The next morning, awaken to birdsong and fortify yourself for another day of harvesting with fig jam spread on a flaking cornetto or a slice of our locally famous torcolo (coffeecake). More robust morning diners might want to treat themselves to an omelette made with yolk-rich eggs laid just hours before, perhaps enclosing a filling of tartufo or sauteed wild mushrooms.
Will you eat well? In response, I quote an elderly Italian gentleman who, after doing justice to an impressive plate of pasta and a respectable portion of grilled rabbit and rosemary roasted potatoes, reached for his second helping of dolce, then winked at me and said: "It's a sad man who can't give into his weaknesses and she's just the woman to put temptation in my path." Need I say more?

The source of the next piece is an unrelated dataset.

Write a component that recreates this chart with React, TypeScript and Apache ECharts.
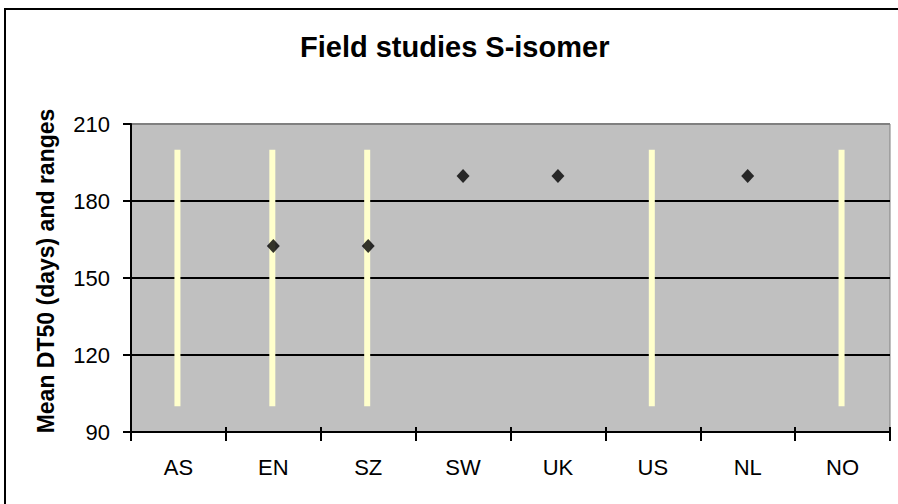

Fall is an engaging but less-travelled season in Umbria: tourists no longer outnumber the locals and life is less hectic, much more relaxed and more . . . well, more Italian. The cooler but still balmy weather encourages coziness and the food metamorphoses from vibrant tree-ripened fruits and summer vegetables to the earthy autumn flavors of roast game, porcini, truffles, porchetta, persimmons, figs, quinces, deeply satisfying pastas, risottos and polenta, and, for those blissfully nonchalant about what consequences the evil bathroom scale may later report, a hot chocolate so rich and thick you can stand a spoon in it.